LUBBOCK, Texas — T.J. Patterson, Lubbock’s first Black city council member and father of current Councilwoman Shelia Patterson-Harris, died Wednesday morning. Patterson-Harris began notifying family members. Patterson was elected to the council in 1984 and served 20 years.
Patterson was also the publisher of the Southwest Digest which he cofounded with Eddie Richardson. Its last issue was in May 2022.
Among other things, Patterson led marches in the streets of Lubbock to protest against drugs and violence.
Patterson was born in Waxahachie June 29, 1937, and grew up in Wichita Falls.

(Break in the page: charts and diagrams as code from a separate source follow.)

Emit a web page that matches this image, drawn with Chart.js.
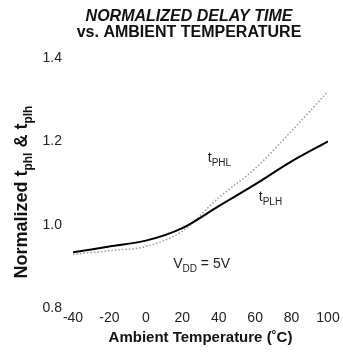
<!DOCTYPE html>
<html>
<head>
<meta charset="utf-8">
<script src="https://cdn.jsdelivr.net/npm/chart.js@4/dist/chart.umd.min.js"></script>
<style>
  html, body { margin: 0; padding: 0; background: #fff; }
  #wrap { width: 343px; height: 354px; position: relative; }
</style>
</head>
<body>
<div id="wrap"><canvas id="delayChart"></canvas></div>
<script>
// data
const temperatures = [-40, -20, 0, 20, 40, 60, 80, 100];
const tplhValues = [0.934, 0.948, 0.962, 0.992, 1.045, 1.097, 1.152, 1.200];
const tphlValues = [0.929, 0.938, 0.948, 0.985, 1.065, 1.135, 1.225, 1.320];
const xTickValues = [-40, -20, 0, 20, 40, 60, 80, 100];
const yTickValues = [0.8, 1.0, 1.2, 1.4];

const FONT = '"Liberation Sans", Arial, Helvetica, sans-serif';

document.addEventListener('DOMContentLoaded', function () {
    const ctx = document.getElementById('delayChart').getContext('2d');

    function toPoints(values) {
        return temperatures.map((t, i) => ({ x: t, y: values[i] }));
    }

    // draw a run of text pieces, some of them as subscripts
    function drawRun(c, parts, x, y, size, subSize, weight) {
        let cx = x;
        parts.forEach(p => {
            c.font = weight + ' ' + (p.sub ? subSize : size) + 'px ' + FONT;
            c.fillText(p.text, cx, p.sub ? y + Math.round(size * 0.25) : y);
            cx += c.measureText(p.text).width;
        });
        return cx - x;
    }

    function runWidth(c, parts, size, subSize, weight) {
        let w = 0;
        parts.forEach(p => {
            c.font = weight + ' ' + (p.sub ? subSize : size) + 'px ' + FONT;
            w += c.measureText(p.text).width;
        });
        return w;
    }

    const textPlugin = {
        id: 'subscriptText',
        afterDraw(chart) {
            const c = chart.ctx;
            const xs = chart.scales.x;
            const ys = chart.scales.y;
            c.save();
            c.fillStyle = '#111';
            c.textBaseline = 'alphabetic';
            c.textAlign = 'left';

            // rotated y axis title
            const yTitle = [
                { text: 'Normalized t' }, { text: 'phl', sub: true },
                { text: ' & t' }, { text: 'plh', sub: true }
            ];
            const midY = (ys.top + ys.bottom) / 2 + 9;
            c.translate(27, midY);
            c.rotate(-Math.PI / 2);
            const w = runWidth(c, yTitle, 18, 12, 'bold');
            drawRun(c, yTitle, -w / 2, 0, 18, 12, 'bold');
            c.restore();

            // curve labels
            c.save();
            c.fillStyle = '#222';
            const labels = [
                { parts: [{ text: 't' }, { text: 'PHL', sub: true }], t: 34, v: 1.15 },
                { parts: [{ text: 't' }, { text: 'PLH', sub: true }], t: 62, v: 1.057 },
                { parts: [{ text: 'V' }, { text: 'DD', sub: true }, { text: ' = 5V' }], t: 15, v: 0.897 }
            ];
            labels.forEach(l => {
                drawRun(c, l.parts, xs.getPixelForValue(l.t), ys.getPixelForValue(l.v), 14, 10, 'normal');
            });
            c.restore();
        }
    };

    new Chart(ctx, {
        type: 'line',
        data: {
            datasets: [{
                label: 'tPLH',
                data: toPoints(tplhValues),
                borderColor: '#000',
                borderWidth: 2,
                pointRadius: 0,
                cubicInterpolationMode: 'monotone'
            }, {
                label: 'tPHL',
                data: toPoints(tphlValues),
                borderColor: '#9a9a9a',
                borderWidth: 1.5,
                borderDash: [1.5, 2],
                pointRadius: 0,
                cubicInterpolationMode: 'monotone'
            }]
        },
        options: {
            responsive: true,
            maintainAspectRatio: false,
            animation: false,
            layout: { padding: { left: 38, right: 3, top: 0, bottom: 7 } },
            plugins: {
                legend: { display: false },
                tooltip: { enabled: false },
                title: {
                    display: true,
                    text: 'NORMALIZED DELAY TIME',
                    color: '#111',
                    font: { family: FONT, size: 16, weight: 'bold', style: 'italic', lineHeight: 1 },
                    padding: { top: 9, bottom: 0 }
                },
                subtitle: {
                    display: true,
                    text: 'vs. AMBIENT TEMPERATURE',
                    color: '#111',
                    font: { family: FONT, size: 16, weight: 'bold', lineHeight: 1 },
                    padding: { top: 0, bottom: 17 }
                }
            },
            scales: {
                x: {
                    type: 'linear',
                    min: -40,
                    max: 100,
                    grid: { display: false, drawTicks: false },
                    border: { display: false },
                    afterBuildTicks: scale => { scale.ticks = xTickValues.map(v => ({ value: v })); },
                    afterFit: scale => { scale.paddingRight = 15; },
                    ticks: {
                        color: '#222',
                        padding: 2,
                        maxRotation: 0,
                        font: { family: FONT, size: 14 }
                    },
                    title: {
                        display: true,
                        text: 'Ambient Temperature (˚C)',
                        color: '#111',
                        font: { family: FONT, size: 15, weight: 'bold', lineHeight: 1.2 },
                        padding: { top: 0, bottom: 0 }
                    }
                },
                y: {
                    min: 0.8,
                    max: 1.4,
                    grid: { display: false, drawTicks: false },
                    border: { display: false },
                    afterBuildTicks: scale => { scale.ticks = yTickValues.map(v => ({ value: v })); },
                    afterFit: scale => { scale.width = 35; },
                    ticks: {
                        color: '#222',
                        padding: 11,
                        font: { family: FONT, size: 14 },
                        callback: value => value.toFixed(1)
                    }
                }
            }
        },
        plugins: [textPlugin]
    });
});
</script>
</body>
</html>
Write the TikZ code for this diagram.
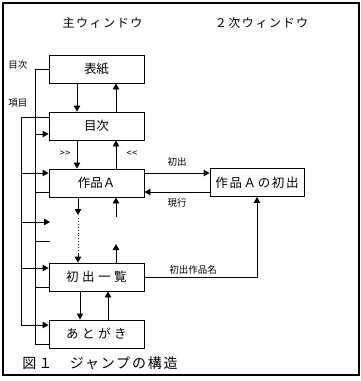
\documentclass[tikz,border=0pt]{standalone}
\usepackage{fontspec}
\setmainfont{Noto Sans CJK JP}
\newfontfamily\jwide[LetterSpace=28]{Noto Sans CJK JP}
\newfontfamily\jspaced[LetterSpace=13]{Noto Sans CJK JP}
\usetikzlibrary{arrows.meta}

\begin{document}
\begin{tikzpicture}[x=1pt,y=-1pt,line width=0.9pt,
  box/.style={draw,minimum width=95pt,minimum height=28pt,inner sep=0pt,
    font=\fontsize{12.5}{14}\selectfont},
  lbl/.style={inner sep=0pt,font=\fontsize{9.5}{11}\selectfont},
  ttl/.style={inner sep=0pt,font=\jspaced\fontsize{12}{14}\selectfont},
  arr/.style={-{Triangle[length=6pt,width=6.5pt]}}]

  \useasboundingbox (0,0) rectangle (361,381);

  % kader
  \draw[line width=1.5pt] (3,3) rectangle (359,375);

  % titels
  \node[ttl] (shu) at (102.5,23) {主ウィンドウ};
  \node[ttl] (niji) at (261.5,23) {２次ウィンドウ};

  % vensters
  \node[box] (hyoshi) at (96.5,69) {表紙};
  \node[box] (mokuji) at (96.5,126) {目次};
  \node[box] (sakuhin) at (96.5,183) {作品Ａ};
  \node[box,font=\jwide\fontsize{12.5}{14}\selectfont] (ichiran) at (96.5,277) {初出一覧};
  \node[box,font=\jwide\fontsize{12.5}{14}\selectfont] (atogaki) at (96.5,334) {あとがき};
  \node[box,minimum width=94pt,font=\jspaced\fontsize{12.5}{14}\selectfont] (shoshutsu)
    at (257,182.5) {作品Ａの初出};

  % vrije eindpunten
  \coordinate (dnA) at (78,215);
  \coordinate (dnB) at (78,218);
  \coordinate (dnC) at (78,253);
  \coordinate (upA) at (116,217);
  \coordinate (upB) at (116,244);
  \coordinate (stubA) at (50,222);
  \coordinate (stubB) at (50,241);

  % verticale pijlen
  \draw[arr] (hyoshi.south -| 77,0) -- (mokuji.north -| 77,0);
  \draw[arr] (mokuji.north -| 116,0) -- (hyoshi.south -| 116,0);
  \draw[arr] (mokuji.south -| 77,0) -- (sakuhin.north -| 77,0);
  \draw[arr] (sakuhin.north -| 116,0) -- (mokuji.south -| 116,0);
  \node[lbl] (fwd) at (65,154) {{>}{>}};
  \node[lbl] (bwd) at (132,154) {{<}{<}};

  \draw[arr] (sakuhin.south -| 78,0) -- (dnA);
  \draw[dotted] (dnB) -- (dnC);
  \draw[arr] (dnC) -- (ichiran.north -| 78,0);
  \draw[arr] (upA) -- (sakuhin.south -| 116,0);
  \draw[arr] (ichiran.north -| 116,0) -- (upB);

  \draw[arr] (ichiran.south -| 80,0) -- (atogaki.north -| 80,0);
  \draw[arr] (atogaki.north -| 108,0) -- (ichiran.south -| 108,0);

  % 2 venster
  \draw[arr] (sakuhin.east |- 0,173) -- (shoshutsu.west |- 0,173)
    node[lbl,midway,above=6pt] (lblA) {初出};
  \draw[arr] (shoshutsu.west |- 0,192) -- (sakuhin.east |- 0,192)
    node[lbl,midway,below=6pt] (lblB) {現行};
  \draw[arr] (ichiran.east) -| (shoshutsu.south -| 257,0);
  \node[lbl] (lblC) at (193,270) {初出作品名};

  % linker lijnen
  \node[lbl] (lblD) at (18,65) {目次};
  \node[lbl] (lblE) at (18,103) {項目};

  \draw (hyoshi.west) -- (35,69) -- (35,344) -- (atogaki.west |- 0,344);
  \draw[arr] (35,134) -- (mokuji.west |- 0,134);
  \draw (35,192) -- (sakuhin.west |- 0,192);
  \draw (35,241) -- (stubB);
  \draw (35,287) -- (ichiran.west |- 0,287);

  \draw[arr] (mokuji.west |- 0,117) -- (21,117) -- (21,325) -- (atogaki.west |- 0,325);
  \draw[arr] (21,173) -- (sakuhin.west |- 0,173);
  \draw[arr] (21,222) -- (stubA);
  \draw[arr] (21,268) -- (ichiran.west |- 0,268);

  % onderschrift
  \node[anchor=west,inner sep=0pt,font=\jspaced\fontsize{14}{16}\selectfont] (zu)
    at (22,363) {図１　ジャンプの構造};

\end{tikzpicture}
\end{document}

“My grandmother was a slave child,” he said in 2016 video interview. His stepfather was a laborer.
He said that in 1959 he was not allowed to attend Texas Tech, which was still a college and not a university yet. He graduated from Bishop College instead.

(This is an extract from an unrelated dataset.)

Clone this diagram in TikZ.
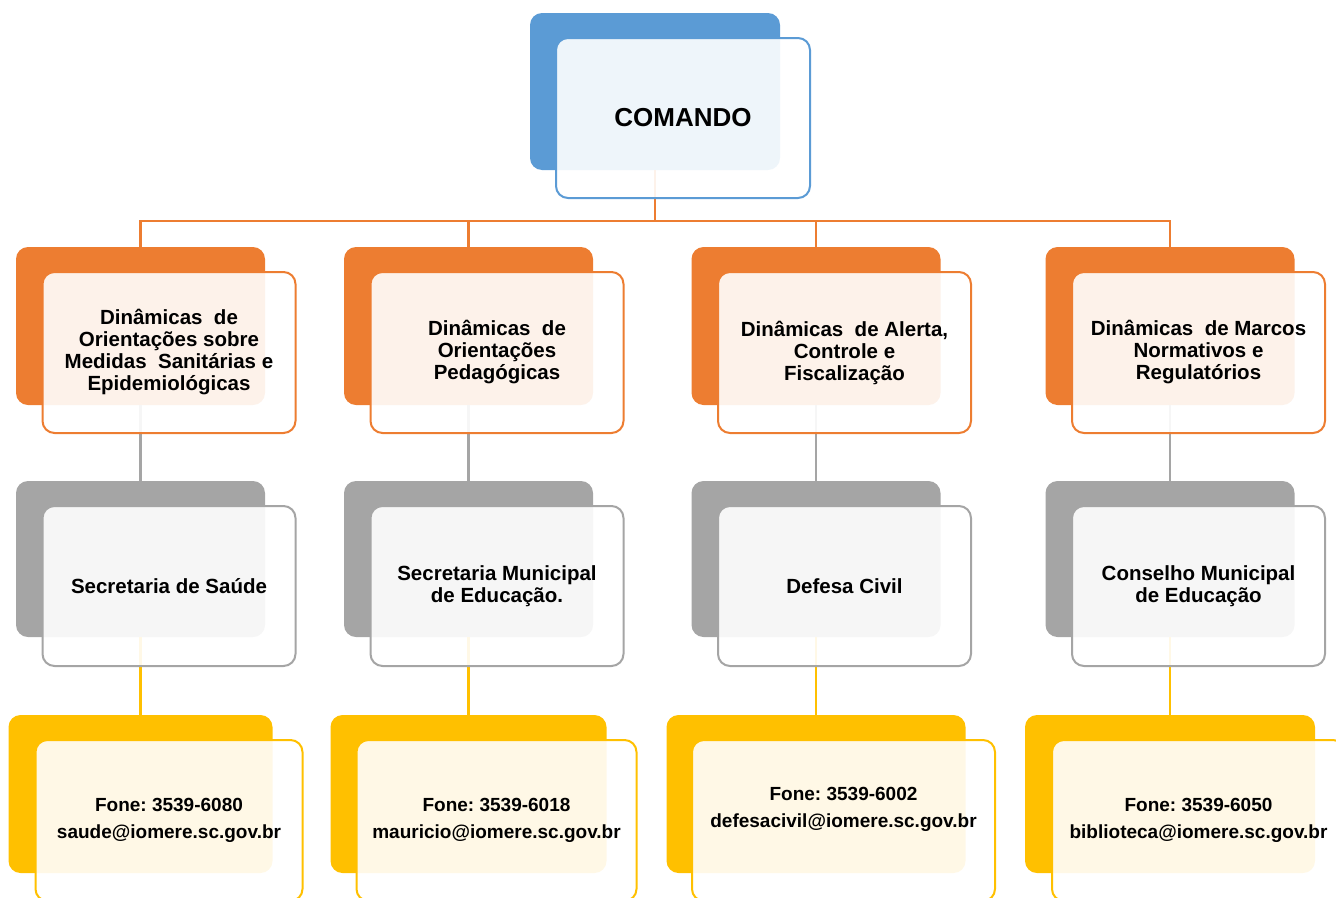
\documentclass[tikz,border=0pt]{standalone}
\usepackage{fontspec}
\setmainfont{Liberation Sans}
\frenchspacing

\definecolor{cmdblue}{HTML}{5B9BD5}
\definecolor{dynorange}{HTML}{ED7D31}
\definecolor{secgray}{HTML}{A5A5A5}
\definecolor{contyellow}{HTML}{FFC000}

\begin{document}
\begin{tikzpicture}[
    x=1pt, y=-1pt,
    backbox/.style={rectangle, rounded corners=12pt, fill=#1, minimum width=249pt, minimum height=158pt, inner sep=0pt},
    frontbox/.style={rectangle, rounded corners=12pt, draw=#1, line width=2pt, fill=white, fill opacity=0.9, text opacity=1, align=center, minimum width=253pt, minimum height=161pt, inner sep=2pt},
    dyntext/.style={font=\bfseries\fontsize{20.5}{22}\selectfont},
    sectext/.style={font=\bfseries\fontsize{20.5}{22}\selectfont},
    conttext/.style={font=\bfseries\fontsize{19}{27}\selectfont},
    link/.style={draw=#1, line width=2.6pt}
  ]
    \useasboundingbox (0,0) rectangle (1336,897);
    \clip (0,0) rectangle (1336,897);

    % back boxes
    \node[backbox=cmdblue, minimum width=250pt, minimum height=157pt] (cmd) at (655,91.5) {};

    \node[backbox=dynorange] (dyn1) at (140.5,326) {};
    \node[backbox=dynorange] (dyn2) at (468.5,326) {};
    \node[backbox=dynorange] (dyn3) at (816,326) {};
    \node[backbox=dynorange] (dyn4) at (1170,326) {};

    \node[backbox=secgray, minimum height=156pt] (sec1) at (140.5,559) {};
    \node[backbox=secgray, minimum height=156pt] (sec2) at (468.5,559) {};
    \node[backbox=secgray, minimum height=156pt] (sec3) at (816,559) {};
    \node[backbox=secgray, minimum height=156pt] (sec4) at (1170,559) {};

    \node[backbox=contyellow, minimum width=264pt] (cont1) at (140.5,794) {};
    \node[backbox=contyellow, minimum width=276pt] (cont2) at (468.5,794) {};
    \node[backbox=contyellow, minimum width=299pt] (cont3) at (816,794) {};
    \node[backbox=contyellow, minimum width=290pt] (cont4) at (1170,794) {};

    % connectors
    \coordinate (bus) at (655,221);
    \draw[link=dynorange] (cmd.south) -- (bus);
    \draw[link=dynorange] (bus) -| (dyn1.north);
    \draw[link=dynorange] (bus) -| (dyn2.north);
    \draw[link=dynorange] (bus) -| (dyn3.north);
    \draw[link=dynorange] (bus) -| (dyn4.north);

    \draw[link=secgray] (dyn1.south) -- (sec1.north);
    \draw[link=secgray] (dyn2.south) -- (sec2.north);
    \draw[link=secgray] (dyn3.south) -- (sec3.north);
    \draw[link=secgray] (dyn4.south) -- (sec4.north);

    \draw[link=contyellow] (sec1.south) -- (cont1.north);
    \draw[link=contyellow] (sec2.south) -- (cont2.north);
    \draw[link=contyellow] (sec3.south) -- (cont3.north);
    \draw[link=contyellow] (sec4.south) -- (cont4.north);

    % front boxes
    \node[frontbox=cmdblue, minimum width=254pt, minimum height=160pt, font=\bfseries\fontsize{26}{30}\selectfont]
      (cmdf) at ([xshift=28pt,yshift=-26.5pt]cmd.center) {COMANDO};

    \node[frontbox=dynorange, dyntext] (dyn1f) at ([xshift=28.5pt,yshift=-26.5pt]dyn1.center)
      {Dinâmicas\ \ de\\Orientações sobre\\Medidas\ \ Sanitárias e\\Epidemiológicas};
    \node[frontbox=dynorange, dyntext] (dyn2f) at ([xshift=28.5pt,yshift=-26.5pt]dyn2.center)
      {Dinâmicas\ \ de\\Orientações\\Pedagógicas};
    \node[frontbox=dynorange, dyntext] (dyn3f) at ([xshift=28.5pt,yshift=-26.5pt]dyn3.center)
      {Dinâmicas\ \ de Alerta,\\Controle e\\Fiscalização};
    \node[frontbox=dynorange, dyntext] (dyn4f) at ([xshift=28.5pt,yshift=-26.5pt]dyn4.center)
      {Dinâmicas\ \ de Marcos\\Normativos e\\Regulatórios};

    \node[frontbox=secgray, sectext, minimum height=160pt] (sec1f) at ([xshift=28.5pt,yshift=-27pt]sec1.center)
      {Secretaria de Saúde};
    \node[frontbox=secgray, sectext, minimum height=160pt] (sec2f) at ([xshift=28.5pt,yshift=-27pt]sec2.center)
      {Secretaria Municipal\\de Educação.};
    \node[frontbox=secgray, sectext, minimum height=160pt] (sec3f) at ([xshift=28.5pt,yshift=-27pt]sec3.center)
      {Defesa Civil};
    \node[frontbox=secgray, sectext, minimum height=160pt] (sec4f) at ([xshift=28.5pt,yshift=-27pt]sec4.center)
      {Conselho Municipal\\de Educação};

    \node[frontbox=contyellow, conttext, minimum width=267pt] (cont1f) at ([xshift=28.5pt,yshift=-26.5pt]cont1.center)
      {Fone: 3539-6080\\saude@iomere.sc.gov.br};
    \node[frontbox=contyellow, conttext, minimum width=280pt] (cont2f) at ([xshift=28pt,yshift=-26.5pt]cont2.center)
      {Fone: 3539-6018\\mauricio@iomere.sc.gov.br};
    \node[frontbox=contyellow, conttext, minimum width=303pt] (cont3f) at ([xshift=27.5pt,yshift=-26.5pt]cont3.center)
      {Fone: 3539-6002\\defesacivil@iomere.sc.gov.br\\\mbox{}};
    \node[frontbox=contyellow, conttext, minimum width=293pt] (cont4f) at ([xshift=28.5pt,yshift=-26.5pt]cont4.center)
      {Fone: 3539-6050\\biblioteca@iomere.sc.gov.br};
  \end{tikzpicture}
\end{document}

He moved to Lubbock to take a job at a private school called Marion Mac. He also spent time serving in the Army in Vietnam.
Phil Price wrote “Equal Opportunity Hero: T.J. Patterson’s Service to West Texas” which was published by Texas Tech University Press in 2017.

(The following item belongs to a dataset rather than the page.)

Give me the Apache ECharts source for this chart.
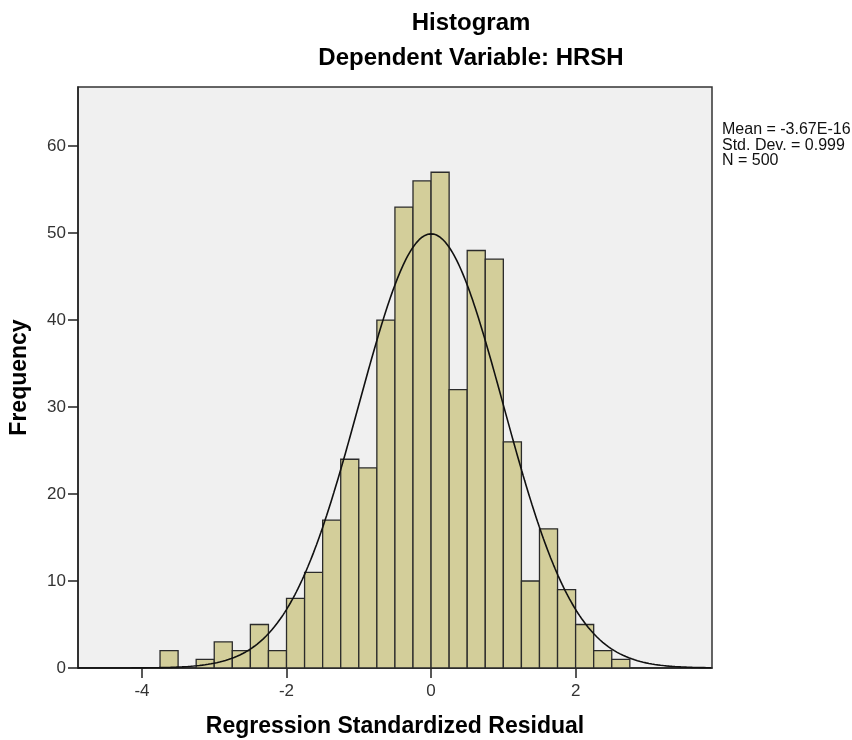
<!DOCTYPE html>
<html>
<head>
<meta charset="utf-8">
<script src="https://cdn.jsdelivr.net/npm/echarts@6/dist/echarts.min.js"></script>
<style>html,body{margin:0;padding:0;background:#fff}#c{width:852px;height:740px}</style>
</head>
<body>
<div id="c"></div>
<script>
// ---- data ----
const binLower = [-3.75,-3.5,-3.25,-3.0,-2.75,-2.5,-2.25,-2.0,-1.75,-1.5,-1.25,-1.0,-0.75,-0.5,-0.25,0.0,0.25,0.5,0.75,1.0,1.25,1.5,1.75,2.0,2.25,2.5];
const counts   = [2,0,1,3,2,5,2,8,11,17,24,23,40,53,56,57,32,48,47,26,10,16,9,5,2,1];
const binWidth = 0.25;
const xTicks = [-4,-2,0,2];
const yTicks = [0,10,20,30,40,50,60];
const statLabels = ['Mean = -3.67E-16','Std. Dev. = 0.999','N = 500'];
const statMean = -3.67e-16, statSD = 0.999, statN = 500;
const xMin = -4.885, xMax = 3.887, yMax = 66.8;

// normal fit curve from the reported statistics
const curve = [];
for (let x = xMin; x <= xMax + 1e-9; x += 0.02) {
  const z = (x - statMean) / statSD;
  curve.push([x, statN * binWidth * Math.exp(-0.5 * z * z) / (statSD * Math.sqrt(2 * Math.PI))]);
}
const barData = binLower.map((lo, i) => [lo, lo + binWidth, counts[i]]);

const FONT = '"Liberation Sans", Arial, sans-serif';
const chart = echarts.init(document.getElementById('c'), null, {renderer: 'canvas'});
chart.setOption({
  animation: false,
  backgroundColor: '#ffffff',
  grid: {left: 78, right: 140, top: 87, bottom: 72, show: true, backgroundColor: '#f0f0f0', borderColor: '#333', borderWidth: 1.5, containLabel: false, outerBoundsMode: 'none'},
  xAxis: {
    type: 'value', min: xMin, max: xMax,
    name: 'Regression Standardized Residual', nameLocation: 'middle', nameGap: 47,
    nameTextStyle: {fontFamily: FONT, fontWeight: 'bold', fontSize: 23, color: '#000'},
    axisLine: {show: true, onZero: false, lineStyle: {color: '#222', width: 1.5}},
    axisTick: {show: true, length: 10, customValues: xTicks, lineStyle: {color: '#222', width: 1.5}},
    axisLabel: {customValues: xTicks, fontFamily: FONT, fontSize: 17, color: '#333', margin: 15},
    splitLine: {show: false}
  },
  yAxis: {
    type: 'value', min: 0, max: yMax,
    name: 'Frequency', nameLocation: 'middle', nameGap: 47, nameRotate: 90,
    nameTextStyle: {fontFamily: FONT, fontWeight: 'bold', fontSize: 23, color: '#000'},
    axisLine: {show: true, onZero: false, lineStyle: {color: '#222', width: 1.5}},
    axisTick: {show: true, length: 10, customValues: yTicks, lineStyle: {color: '#222', width: 1.5}},
    axisLabel: {customValues: yTicks, fontFamily: FONT, fontSize: 17, color: '#333', margin: 12},
    splitLine: {show: false}
  },
  graphic: [
    {type: 'text', x: 471, y: 23, style: {text: 'Histogram', font: 'bold 24px ' + FONT, fill: '#000', textAlign: 'center', textVerticalAlign: 'middle'}, z: 10},
    {type: 'text', x: 471, y: 58, style: {text: 'Dependent Variable: HRSH', font: 'bold 24px ' + FONT, fill: '#000', textAlign: 'center', textVerticalAlign: 'middle'}, z: 10},
    {type: 'text', x: 722, y: 122, style: {text: statLabels.join('\n'), font: '16px ' + FONT, lineHeight: 15.5, fill: '#111'}, z: 10}
  ],
  series: [
    {
      type: 'custom',
      data: barData,
      encode: {x: [0, 1], y: 2},
      renderItem: function (params, api) {
        const p0 = api.coord([api.value(0), api.value(2)]);
        const p1 = api.coord([api.value(1), 0]);
        if (api.value(2) <= 0) return null;
        return {
          type: 'rect',
          shape: {x: p0[0], y: p0[1], width: p1[0] - p0[0], height: p1[1] - p0[1]},
          style: {fill: '#d3ce9a', stroke: '#2b2b2b', lineWidth: 1.3}
        };
      },
      z: 2
    },
    {
      type: 'line', data: curve, showSymbol: false, smooth: false,
      lineStyle: {color: '#111', width: 1.6}, z: 3, silent: true
    }
  ]
});
</script>
</body>
</html>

Funeral arrangements were still pending as of Wednesday morning. He was aged 85.
“I always had the greatest respect for my friend. Through the years we agreed on many things, and disagreed on only a few. His commitment to his principles never wavered,” said former Lubbock city councilman Paul R. Beane. “His respectful treatment of all people was always on display, whether he was representing our city at the Texas Municipal League, or visiting jail inmates on Christmas Day. A fighter to the end, he will be missed.”
Lubbock Mayor Tray Payne said Patterson was a pioneer:
“Lubbock lost a hero today. T.J. Patterson was a pioneer and a true public servant in the West Texas community,” Payne said. “We are forever grateful for everything he did for Lubbock. Our thoughts and prayers go to the Patterson family during this difficult time.”
Lubbock ISD released a statement on social media:
“The Lubbock ISD family is saddened by the loss of Lubbock pioneer T.J. Patterson. A prominent civic servant for decades, Mr. Patterson was Lubbock’s first Black council member and a community pillar,” the statement said. “We are forever grateful for his leadership in our community.”